Я в Переделкине. <...>Было это, кажется, 5-го октября. Погода прелестная, сухая. Ко мне в гости приехала 589 школа 5-й класс и 2-й класс. У меня болела голова, я лежал в тоске — и вдруг столько чудесных — веселых, неугомонных детей. Я провел с ними 4 часа и выздоровел. Даже усталости не чувствовал ни малейшей. Они собирали ветки для костра, бегали наперегонки, наполнили весь наш лес гомоном, смехом, перекличками — и мне кажется, я никогда ни в одну женщину не был так влюблен, как в этих ясноглазых друзей. Во всех сразу. Насколько они лучше наших переделкинских (мещанских) детей. В библ. я много читал им своего — они внимательнейше слушали. Потом бегали по скамьям, показывали физкультурные номера, взлезали на деревья, девчонки не хуже мальчишек. Мне даже учителя их понравились — особенно биолог Зарема Марковна — очень счастлива она своим общением с детьми — чувствуется: без них она не могла бы прожить. На следующий день у меня был Вадим Андреев с женой Ольгой Викторовной. Очень красивый, уверенный, написал роман о франц. résistance*. Его уже не пускают ни в USA, ни во Францию, где он прожил всю жизнь. Вместе с ними приехал Чуваков (специалист по Андрееву) — и француженка, забыл ее фамилию, которая пишет о Л. Андрееве диссертацию. <...>
* Сопротивлении
Октябрь 12-го. Я почему-то уверен, что эта тетрадь будет последней тетрадью моего дневника: зимы мне не пережить— «свежей травы мне не мять». Был сегодня на могиле Марии Борисовны — собственно на своей могиле. Там рядом с нею оставлено свободное место для моей ямы. Сегодня сидел у своей могилы — вместе с Лидой — и думал, что я в сущности прожил отличную жизнь, даже могила у меня превосходная.

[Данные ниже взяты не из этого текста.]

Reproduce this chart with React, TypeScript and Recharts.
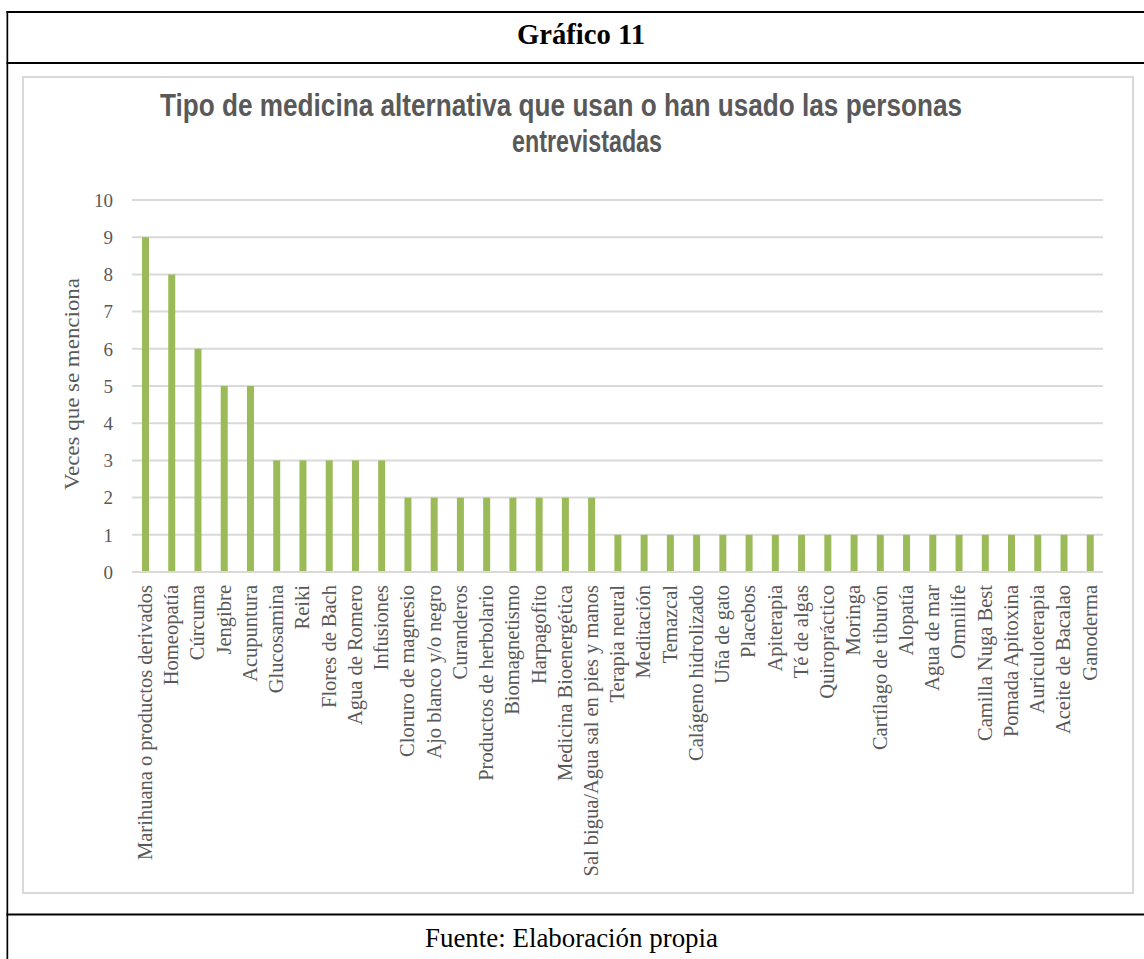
import React from 'react';
import { BarChart, Bar, XAxis, YAxis, CartesianGrid } from 'recharts';

const categories: string[] = [
  'Marihuana o productos derivados',
  'Homeopatía',
  'Cúrcuma',
  'Jengibre',
  'Acupuntura',
  'Glucosamina',
  'Reiki',
  'Flores de Bach',
  'Agua de Romero',
  'Infusiones',
  'Cloruro de magnesio',
  'Ajo blanco y/o negro',
  'Curanderos',
  'Productos de herbolario',
  'Biomagnetismo',
  'Harpagofito',
  'Medicina Bioenergética',
  'Sal bigua/Agua sal en pies y manos',
  'Terapia neural',
  'Meditación',
  'Temazcal',
  'Calágeno hidrolizado',
  'Uña de gato',
  'Placebos',
  'Apiterapia',
  'Té de algas',
  'Quiropráctico',
  'Moringa',
  'Cartílago de tiburón',
  'Alopatía',
  'Agua de mar',
  'Omnilife',
  'Camilla Nuga Best',
  'Pomada Apitoxina',
  'Auriculoterapia',
  'Aceite de Bacalao',
  'Ganoderma',
];

const mentions: number[] = [
  9, 8, 6, 5, 5, 3, 3, 3, 3, 3, 2, 2, 2, 2, 2, 2, 2, 2,
  1, 1, 1, 1, 1, 1, 1, 1, 1, 1, 1, 1, 1, 1, 1, 1, 1, 1, 1,
];

const yTicks: number[] = [0, 1, 2, 3, 4, 5, 6, 7, 8, 9, 10];

const headerText = 'Gráfico 11';
const titleLine1 = 'Tipo de medicina alternativa que usan o han usado las personas';
const titleLine2 = 'entrevistadas';
const yAxisTitle = 'Veces que se menciona';
const sourceText = 'Fuente: Elaboración propia';

const data = categories.map((name, i) => ({ name, value: mentions[i] }));

const SERIF = '"Liberation Serif", "Times New Roman", serif';
const SANS = '"Liberation Sans", Arial, sans-serif';
const GRAY = '#595959';
const GRID = '#D9D9D9';

function XTick(props: any) {
  const { x, y, payload } = props;
  return (
    <text
      x={x}
      y={y}
      dy="0.33em"
      transform={`rotate(-90 ${x} ${y})`}
      textAnchor="end"
      fill={GRAY}
      fontSize={20.5}
      fontFamily={SERIF}
    >
      {payload.value}
    </text>
  );
}

export default function App() {
  return (
    <div
      style={{
        position: 'absolute',
        left: 0,
        top: 0,
        width: 1144,
        height: 959,
        background: '#ffffff',
        overflow: 'hidden',
      }}
    >
      <div
        style={{
          position: 'absolute',
          left: 22,
          top: 76,
          width: 1112,
          height: 818,
          border: `2px solid ${GRID}`,
          boxSizing: 'border-box',
        }}
      />
      <div style={{ position: 'absolute', left: 0, top: 0 }}>
        <BarChart
          width={1144}
          height={959}
          data={data}
          margin={{ top: 200, right: 41, bottom: 87, left: 0 }}
        >
          <CartesianGrid vertical={false} stroke={GRID} strokeWidth={2} />
          <XAxis
            dataKey="name"
            interval={0}
            height={300}
            tickLine={false}
            tickSize={0}
            tickMargin={13}
            axisLine={{ stroke: GRID, strokeWidth: 2 }}
            tick={<XTick />}
          />
          <YAxis
            width={132}
            domain={[0, 10]}
            ticks={yTicks}
            interval={0}
            axisLine={false}
            tickLine={false}
            tickSize={0}
            tickMargin={19}
            tick={{ fill: GRAY, fontSize: 19, fontFamily: SERIF }}
          />
          <Bar dataKey="value" fill="#9BBB59" barSize={7} isAnimationActive={false} />
        </BarChart>
      </div>
      <svg
        width={1144}
        height={959}
        style={{ position: 'absolute', left: 0, top: 0, pointerEvents: 'none' }}
      >
        <rect x={6.5} y={11} width={1138} height={2} fill="#000" />
        <rect x={6.5} y={11} width={1.7} height={948} fill="#000" />
        <rect x={6.5} y={62} width={1138} height={2} fill="#000" />
        <rect x={6.5} y={913.5} width={1138} height={2} fill="#000" />
        <text
          x={517}
          y={44}
          fontFamily={SERIF}
          fontWeight="bold"
          fontSize={29}
          fill="#000"
          textLength={128}
          lengthAdjust="spacingAndGlyphs"
        >
          {headerText}
        </text>
        <text
          x={160}
          y={116}
          fontFamily={SANS}
          fontWeight="bold"
          fontSize={32}
          fill={GRAY}
          textLength={802}
          lengthAdjust="spacingAndGlyphs"
        >
          {titleLine1}
        </text>
        <text
          x={512}
          y={152}
          fontFamily={SANS}
          fontWeight="bold"
          fontSize={32}
          fill={GRAY}
          textLength={150}
          lengthAdjust="spacingAndGlyphs"
        >
          {titleLine2}
        </text>
        <text
          x={79}
          y={384}
          transform="rotate(-90 79 384)"
          textAnchor="middle"
          fontFamily={SERIF}
          fontSize={22}
          fill={GRAY}
          textLength={212}
          lengthAdjust="spacingAndGlyphs"
        >
          {yAxisTitle}
        </text>
        <text
          x={425}
          y={947}
          fontFamily={SERIF}
          fontSize={28}
          fill="#000"
          textLength={293}
          lengthAdjust="spacingAndGlyphs"
        >
          {sourceText}
        </text>
      </svg>
    </div>
  );
}
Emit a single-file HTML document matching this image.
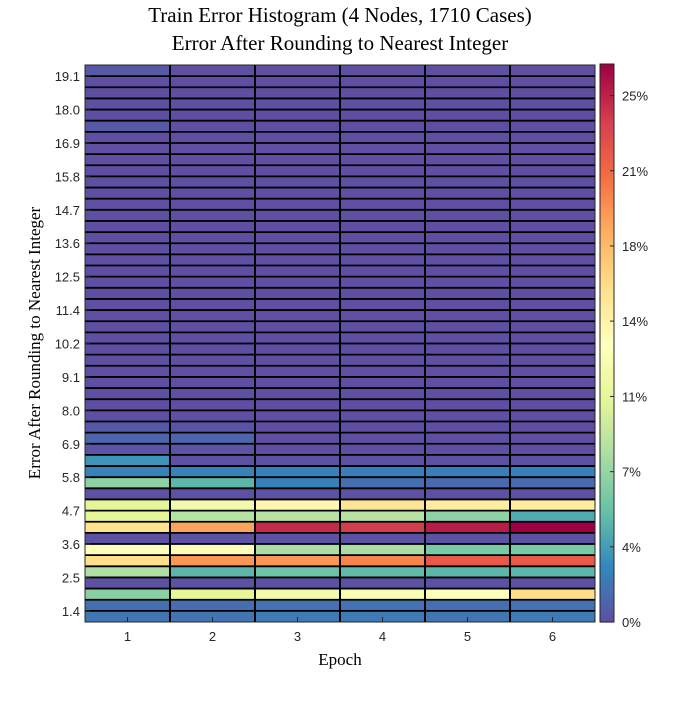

Сегодня Таня Литвинова читала мне свой перевод Чивера — открытого мною писателя: о доброй, благодушной, спокойной женщине — которая меняет любовников, как чеховская Душенька мужей — и только в конце выясняется, что это символ Смерти. <…>
28 октября.
<...> Я наметил день своей смерти: 21 февраля 1961 года. Вот на всякий случай мое завещание. Четверть наличных денег Евгению Борисовичу Чуковскому, три четверти Лидии Корнеевне Чуковской. Деньги на похороны пусть даст из своих средств Николай Корнеевич Чуковский. Мебель разделить полюбовно между всеми наследниками. Чукоккалу — Лидии Корнеевне и Елене Цезаревне. Мои дневники тоже. Весь архив — им же, с тем, чтобы к разбору его они непременно привлекли Клару Израилевну Лозовскую, которой наследники должны дать на память обо мне мой секретер. Татьяне Максимовне Литвиновой нужно на память обо мне дать любые английские книги, какие она захочет взять. Гонорары за мои книги в первый год после моей смерти разделить между всеми моими внуками поровну, в дальнейшем тоже отдать моей дочери Лидии Корнеевне, которая очень больна. Так как она человек глубоко справедливый и совестливый, я прошу из получаемой ею суммы выделять в случае надобности и в дальнейшем тем из моих внуков, которые будут нуждаться, соответствующие суммы. Прошу возможно щедрее отблагодарить от моего имени Белова Геннадия Матвеевича.